Below is a listing; reproduce each line of it exactly.

**DATASET SECTION**
========
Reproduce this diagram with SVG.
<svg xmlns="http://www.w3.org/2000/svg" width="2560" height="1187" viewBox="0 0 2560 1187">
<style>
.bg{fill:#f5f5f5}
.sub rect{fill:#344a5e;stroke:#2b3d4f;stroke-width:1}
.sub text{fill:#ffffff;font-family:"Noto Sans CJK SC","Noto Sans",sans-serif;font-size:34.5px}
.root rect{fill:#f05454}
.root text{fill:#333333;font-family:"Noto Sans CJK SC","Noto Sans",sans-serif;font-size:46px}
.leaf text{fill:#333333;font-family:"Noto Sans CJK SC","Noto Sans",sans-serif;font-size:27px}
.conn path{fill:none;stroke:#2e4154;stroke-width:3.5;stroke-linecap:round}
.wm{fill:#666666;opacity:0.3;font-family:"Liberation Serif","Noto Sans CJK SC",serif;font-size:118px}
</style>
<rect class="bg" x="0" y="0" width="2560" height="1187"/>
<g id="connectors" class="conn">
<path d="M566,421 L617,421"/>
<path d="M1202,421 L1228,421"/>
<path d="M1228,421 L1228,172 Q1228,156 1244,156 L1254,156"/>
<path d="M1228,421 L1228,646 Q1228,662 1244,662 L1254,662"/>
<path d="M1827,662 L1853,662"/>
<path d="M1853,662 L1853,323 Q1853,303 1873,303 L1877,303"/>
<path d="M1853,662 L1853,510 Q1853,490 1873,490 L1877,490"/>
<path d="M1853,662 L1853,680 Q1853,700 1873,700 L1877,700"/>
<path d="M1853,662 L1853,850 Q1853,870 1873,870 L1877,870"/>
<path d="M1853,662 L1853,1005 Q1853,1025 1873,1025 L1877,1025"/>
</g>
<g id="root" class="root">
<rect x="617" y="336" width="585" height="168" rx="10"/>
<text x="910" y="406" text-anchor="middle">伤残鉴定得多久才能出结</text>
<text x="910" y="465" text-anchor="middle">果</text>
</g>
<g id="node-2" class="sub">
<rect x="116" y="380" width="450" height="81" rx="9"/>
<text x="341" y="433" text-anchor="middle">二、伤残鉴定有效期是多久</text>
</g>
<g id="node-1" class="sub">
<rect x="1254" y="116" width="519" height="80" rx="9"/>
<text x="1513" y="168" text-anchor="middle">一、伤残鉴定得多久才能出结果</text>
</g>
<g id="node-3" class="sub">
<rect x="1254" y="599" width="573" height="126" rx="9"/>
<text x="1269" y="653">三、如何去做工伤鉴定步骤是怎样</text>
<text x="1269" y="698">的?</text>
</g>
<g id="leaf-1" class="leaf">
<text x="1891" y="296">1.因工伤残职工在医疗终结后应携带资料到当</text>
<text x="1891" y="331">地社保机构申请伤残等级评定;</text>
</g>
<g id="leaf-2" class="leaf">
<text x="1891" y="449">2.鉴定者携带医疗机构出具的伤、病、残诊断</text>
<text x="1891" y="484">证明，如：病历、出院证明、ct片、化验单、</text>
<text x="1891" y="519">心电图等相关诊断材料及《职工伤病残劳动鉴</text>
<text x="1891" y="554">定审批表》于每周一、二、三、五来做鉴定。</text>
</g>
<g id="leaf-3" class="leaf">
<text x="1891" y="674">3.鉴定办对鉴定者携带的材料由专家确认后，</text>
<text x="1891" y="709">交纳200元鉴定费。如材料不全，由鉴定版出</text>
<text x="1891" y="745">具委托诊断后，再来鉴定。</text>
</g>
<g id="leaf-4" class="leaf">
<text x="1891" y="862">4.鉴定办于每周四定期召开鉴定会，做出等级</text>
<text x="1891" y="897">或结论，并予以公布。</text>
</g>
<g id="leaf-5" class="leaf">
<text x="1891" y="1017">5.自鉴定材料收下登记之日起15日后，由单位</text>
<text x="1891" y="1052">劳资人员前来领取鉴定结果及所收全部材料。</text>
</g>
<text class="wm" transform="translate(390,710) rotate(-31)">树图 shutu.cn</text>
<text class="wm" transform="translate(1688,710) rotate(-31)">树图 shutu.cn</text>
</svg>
========
**REPLY TO THE TASK**
Reproduce this diagram with SVG.
<svg xmlns="http://www.w3.org/2000/svg" width="2560" height="1187" viewBox="0 0 2560 1187">
<style>
.bg{fill:#f5f5f5}
.sub rect{fill:#344a5e;stroke:#2b3d4f;stroke-width:1}
.sub text{fill:#ffffff;font-family:"Noto Sans CJK SC","Noto Sans",sans-serif;font-size:34.5px}
.root rect{fill:#f05454}
.root text{fill:#333333;font-family:"Noto Sans CJK SC","Noto Sans",sans-serif;font-size:46px}
.leaf text{fill:#333333;font-family:"Noto Sans CJK SC","Noto Sans",sans-serif;font-size:27px}
.conn path{fill:none;stroke:#2e4154;stroke-width:3.5;stroke-linecap:round}
.wm{fill:#666666;opacity:0.3;font-family:"Liberation Serif","Noto Sans CJK SC",serif;font-size:118px}
</style>
<rect class="bg" x="0" y="0" width="2560" height="1187"/>
<g id="connectors" class="conn">
<path d="M566,421 L617,421"/>
<path d="M1202,421 L1228,421"/>
<path d="M1228,421 L1228,172 Q1228,156 1244,156 L1254,156"/>
<path d="M1228,421 L1228,646 Q1228,662 1244,662 L1254,662"/>
<path d="M1827,662 L1853,662"/>
<path d="M1853,662 L1853,323 Q1853,303 1873,303 L1877,303"/>
<path d="M1853,662 L1853,510 Q1853,490 1873,490 L1877,490"/>
<path d="M1853,662 L1853,680 Q1853,700 1873,700 L1877,700"/>
<path d="M1853,662 L1853,850 Q1853,870 1873,870 L1877,870"/>
<path d="M1853,662 L1853,1005 Q1853,1025 1873,1025 L1877,1025"/>
</g>
<g id="root" class="root">
<rect x="617" y="336" width="585" height="168" rx="10"/>
<text x="910" y="406" text-anchor="middle">伤残鉴定得多久才能出结</text>
<text x="910" y="465" text-anchor="middle">果</text>
</g>
<g id="node-2" class="sub">
<rect x="116" y="380" width="450" height="81" rx="9"/>
<text x="341" y="433" text-anchor="middle">二、伤残鉴定有效期是多久</text>
</g>
<g id="node-1" class="sub">
<rect x="1254" y="116" width="519" height="80" rx="9"/>
<text x="1513" y="168" text-anchor="middle">一、伤残鉴定得多久才能出结果</text>
</g>
<g id="node-3" class="sub">
<rect x="1254" y="599" width="573" height="126" rx="9"/>
<text x="1269" y="653">三、如何去做工伤鉴定步骤是怎样</text>
<text x="1269" y="698">的?</text>
</g>
<g id="leaf-1" class="leaf">
<text x="1891" y="296">1.因工伤残职工在医疗终结后应携带资料到当</text>
<text x="1891" y="331">地社保机构申请伤残等级评定;</text>
</g>
<g id="leaf-2" class="leaf">
<text x="1891" y="449">2.鉴定者携带医疗机构出具的伤、病、残诊断</text>
<text x="1891" y="484">证明，如：病历、出院证明、ct片、化验单、</text>
<text x="1891" y="519">心电图等相关诊断材料及《职工伤病残劳动鉴</text>
<text x="1891" y="554">定审批表》于每周一、二、三、五来做鉴定。</text>
</g>
<g id="leaf-3" class="leaf">
<text x="1891" y="674">3.鉴定办对鉴定者携带的材料由专家确认后，</text>
<text x="1891" y="709">交纳200元鉴定费。如材料不全，由鉴定版出</text>
<text x="1891" y="745">具委托诊断后，再来鉴定。</text>
</g>
<g id="leaf-4" class="leaf">
<text x="1891" y="862">4.鉴定办于每周四定期召开鉴定会，做出等级</text>
<text x="1891" y="897">或结论，并予以公布。</text>
</g>
<g id="leaf-5" class="leaf">
<text x="1891" y="1017">5.自鉴定材料收下登记之日起15日后，由单位</text>
<text x="1891" y="1052">劳资人员前来领取鉴定结果及所收全部材料。</text>
</g>
<text class="wm" transform="translate(390,710) rotate(-31)">树图 shutu.cn</text>
<text class="wm" transform="translate(1688,710) rotate(-31)">树图 shutu.cn</text>
</svg>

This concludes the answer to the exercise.